The conductors of the survey would have been remiss in not inquiring about recent issues in the CMBS market, and the responding banks provided some insight: of those who state that conditions in the CMBS market has affected the volume of CRE loan originations and securitizations, all reported either a moderate or substantial decrease in the past six months. Assuming a typical 10-year term, a large number of CMBS loans originated in 2006 will need to be paid off or, more likely, refinanced this year. When asked how they would evaluate these loan applications in contrast to other commercial real estate loans, 75% of respondents said that they would use the same standards, while 25% indicated that they would use at least “somewhat tighter” underwriting standards.

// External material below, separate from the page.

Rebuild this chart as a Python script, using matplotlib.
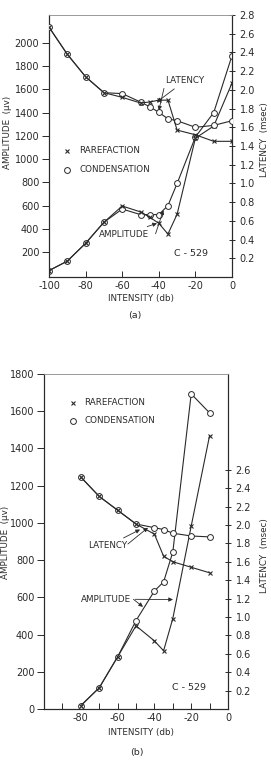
import matplotlib.pyplot as plt
from matplotlib.ticker import FixedLocator

plt.rcParams['font.family'] = ['DejaVu Sans']

# ---- panel (a) ----
db_a = [-100, -90, -80, -70, -60, -50, -45, -40, -35, -30, -20, -10, 0]
amp_a_cond = [40, 122, 275, 456, 570, 522, 522, 522, 600, 790, 1190, 1400, 1890]
amp_a_rare = [40, 122, 275, 456, 596, 545, 500, 447, 355, 525, 1180, 1284, 1654]
lat_a_cond = [2.67, 2.38, 2.14, 1.97, 1.96, 1.87, 1.82, 1.76, 1.69, 1.67, 1.60, 1.62, 1.67]
lat_a_rare = [2.67, 2.38, 2.14, 1.97, 1.92, 1.86, 1.87, 1.89, 1.89, 1.57, 1.52, 1.45, 1.45]

# ---- panel (b) ----
db_b = [-80, -70, -60, -50, -40, -35, -30, -20, -10]
amp_b_cond = [18, 114, 280, 475, 634, 683, 843, 1693, 1591]
amp_b_rare = [18, 114, 280, 447, 366, 313, 486, 983, 1469]
lat_b_cond = [2.52, 2.31, 2.16, 2.01, 1.97, 1.95, 1.91, 1.88, 1.87]
lat_b_rare = [2.52, 2.31, 2.16, 2.01, 1.90, 1.66, 1.60, 1.54, 1.48]

amp_ticks_a = [200, 400, 600, 800, 1000, 1200, 1400, 1600, 1800, 2000]
lat_ticks_a = [0.2, 0.4, 0.6, 0.8, 1.0, 1.2, 1.4, 1.6, 1.8, 2.0, 2.2, 2.4, 2.6, 2.8]
amp_ticks_b = [0, 200, 400, 600, 800, 1000, 1200, 1400, 1600, 1800]
lat_ticks_b = [0.2, 0.4, 0.6, 0.8, 1.0, 1.2, 1.4, 1.6, 1.8, 2.0, 2.2, 2.4, 2.6]
x_ticks_a = [-100, -80, -60, -40, -20, 0]
x_ticks_b = [-80, -60, -40, -20, 0]

INK = '#2a2a2a'
TICKFONT = dict(family=['Liberation Sans Narrow', 'DejaVu Sans'], size=7)
FS = 6.3

fig = plt.figure(figsize=(2.71, 7.6), dpi=100)


def draw_pair(ax, ax2, x, ac, ar, lc, lr):
    ax.plot(x, ac, color=INK, lw=0.8, marker='o', ms=4.2, mfc='white',
            mec=INK, mew=0.7, zorder=3)
    ax.plot(x, ar, color=INK, lw=0.8, marker='x', ms=2.6, mew=0.8, zorder=4)
    ax2.plot(x, lc, color=INK, lw=0.8, marker='o', ms=4.2, mfc='white',
             mec=INK, mew=0.7, zorder=3)
    ax2.plot(x, lr, color=INK, lw=0.8, marker='x', ms=2.6, mew=0.8, zorder=4)


def style(ax, ax2, xt, at, lt):
    for a in (ax, ax2):
        for s in a.spines.values():
            s.set_color(INK)
            s.set_linewidth(0.8)
        a.spines['top'].set_color('#9a9a9a')
        a.spines['top'].set_linewidth(0.6)
    ax.set_xticks(xt)
    ax.set_xticklabels([str(v) for v in xt], **TICKFONT)
    ax.set_yticks(at)
    ax.set_yticklabels([str(v) for v in at], **TICKFONT)
    ax2.set_yticks(lt)
    ax2.set_yticklabels([f'{v:.1f}' for v in lt], **TICKFONT)
    ax.tick_params(axis='x', direction='in', length=4, width=0.7, pad=3, colors=INK)
    ax.tick_params(axis='y', direction='out', length=5, width=0.7, pad=2, colors=INK)
    ax2.tick_params(axis='y', direction='inout', length=5, width=0.7, pad=3, colors=INK)


def legend(ax, y1, y2, x0, xt):
    ax.plot([x0], [y1], transform=ax.transAxes, marker='x', ms=2.6, mew=0.8,
            color=INK, ls='none')
    ax.plot([x0], [y2], transform=ax.transAxes, marker='o', ms=4.2, mfc='white',
            mec=INK, mew=0.7, ls='none')
    ax.text(xt, y1, 'RAREFACTION', transform=ax.transAxes, fontsize=FS,
            va='center', ha='left', color=INK)
    ax.text(xt, y2, 'CONDENSATION', transform=ax.transAxes, fontsize=FS,
            va='center', ha='left', color=INK)


def side_labels(xl, yl, xr, yr):
    fig.text(xl / 271, 1 - yl / 760, 'AMPLITUDE  (\u03bcv)', rotation=90,
             fontsize=FS, ha='center', va='center', color=INK)
    fig.text(xr / 271, 1 - yr / 760, 'LATENCY  (msec)', rotation=90,
             fontsize=FS, ha='center', va='center', color=INK)


arrow = dict(arrowstyle='-|>', color=INK, lw=0.6, mutation_scale=6,
             shrinkA=1, shrinkB=0)

# ---------- (a) ----------
axa = fig.add_axes([49 / 271, 1 - 277 / 760, 183 / 271, 262 / 760])
axa2 = axa.twinx()
axa.set_xlim(-100, 0)
axa.set_ylim(-15, 2240)
axa2.set_ylim(0, 2.8)
draw_pair(axa, axa2, db_a, amp_a_cond, amp_a_rare, lat_a_cond, lat_a_rare)
style(axa, axa2, x_ticks_a, amp_ticks_a, lat_ticks_a)
side_labels(8, 132, 265, 140)
legend(axa, 0.482, 0.41, 0.098, 0.165)
axa2.annotate('LATENCY', xy=(-41, 1.87), xytext=(0.743, 0.749),
              textcoords='axes fraction', fontsize=FS, ha='center', va='center',
              color=INK, arrowprops=arrow)
axa2.annotate('', xy=(-40, 1.78), xytext=(0.63, 0.725),
              textcoords='axes fraction', arrowprops=arrow)
axa.annotate('AMPLITUDE', xy=(-41, 447), xytext=(0.41, 0.163),
             textcoords='axes fraction', fontsize=FS, ha='center', va='center',
             color=INK, arrowprops=arrow)
axa.annotate('', xy=(-37.5, 560), xytext=(0.58, 0.16),
             textcoords='axes fraction', arrowprops=arrow)
axa.text(0.776, 0.09, 'C - 529', transform=axa.transAxes, fontsize=FS + 0.5,
         ha='center', va='center', color=INK)
fig.text(141 / 271, 1 - 298 / 760, 'INTENSITY (db)', fontsize=FS,
         ha='center', va='center', color=INK)
fig.text(135 / 271, 1 - 316 / 760, '(a)', fontsize=FS + 0.5,
         ha='center', va='center', color=INK)

# ---------- (b) ----------
axb = fig.add_axes([44 / 271, 1 - 709 / 760, 184 / 271, 335 / 760])
axb2 = axb.twinx()
axb.set_xlim(-100, 0)
axb.set_ylim(0, 1800)
axb2.set_ylim(0, 3.64)
draw_pair(axb, axb2, db_b, amp_b_cond, amp_b_rare, lat_b_cond, lat_b_rare)
style(axb, axb2, x_ticks_b, amp_ticks_b, lat_ticks_b)
axb.xaxis.set_minor_locator(FixedLocator([-90, -70, -50, -30, -10]))
axb.tick_params(axis='x', which='minor', direction='in', length=4, width=0.7,
                colors=INK)
side_labels(5.5, 542, 265, 556)
legend(axb, 0.914, 0.86, 0.158, 0.22)
axb2.annotate('LATENCY', xy=(-47.8, 1.95), xytext=(0.348, 0.487),
              textcoords='axes fraction', fontsize=FS, ha='center', va='center',
              color=INK, arrowprops=arrow)
axb2.annotate('', xy=(-43.5, 1.97), xytext=(0.45, 0.49),
              textcoords='axes fraction', arrowprops=arrow)
axb.annotate('AMPLITUDE', xy=(-29.9, 588), xytext=(0.337, 0.328),
             textcoords='axes fraction', fontsize=FS, ha='center', va='center',
             color=INK, arrowprops=arrow)
axb.annotate('', xy=(-46.2, 549), xytext=(0.48, 0.33),
             textcoords='axes fraction', arrowprops=arrow)
axb.text(0.788, 0.064, 'C - 529', transform=axb.transAxes, fontsize=FS + 0.5,
         ha='center', va='center', color=INK)
fig.text(141 / 271, 1 - 732.7 / 760, 'INTENSITY (db)', fontsize=FS,
         ha='center', va='center', color=INK)
fig.text(137 / 271, 1 - 753 / 760, '(b)', fontsize=FS + 0.5,
         ha='center', va='center', color=INK)

fig.savefig('out.png', dpi=100, facecolor='white')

When asked about the difficulties CMBS borrowers might face when it comes time to refinance, President and CEO Kip Dunkelberger of Venture Mortgage Corporation, a commercial mortgage banking firm headquartered in Edina, MN, opined, “The issue is that many of these loans were issued between 75-80% loan-to-value; some originators were able to push that ratio as high as 83%, or more.”

Pressed for more detail regarding what this means for closing on a new loan, Mr. Dunkelberger continued, “When terms like these are combined with long amortizations and months or years of interest only payments that don’t reduce the principal balance, borrowers find themselves needing to refinance a property at around 80% just to pay off the original mortgage, and most lenders aren’t comfortable with that ratio today. These principal borrowers are realizing that they may need to bring cash equivalent to around 10% or more of the loan amount to close, and they were largely unprepared for that possibility at the time the loan was structured. Commercial real estate investors looking to refinance generally are not willing to infuse additional equity at closing, beyond expected closing costs.”

It is expected that banks and other lenders will pick up some of the slack for these potentially problematic refinancing situations, but the high LTV ratios combined with increasing federal regulation in the commercial real estate financing sphere could diminish lenders’ appetites for these loans. Experts project that almost 30% of current CMBS loans will have trouble refinancing through 2017, and some of these assets will need to be sold or end up in foreclosure. However, borrowers may find some relief due to asset appreciation: commercial real estate prices have doubled in the aggregate since 2010, and the market overall is experiencing ongoing strong demand, increasing rents, and high occupancy.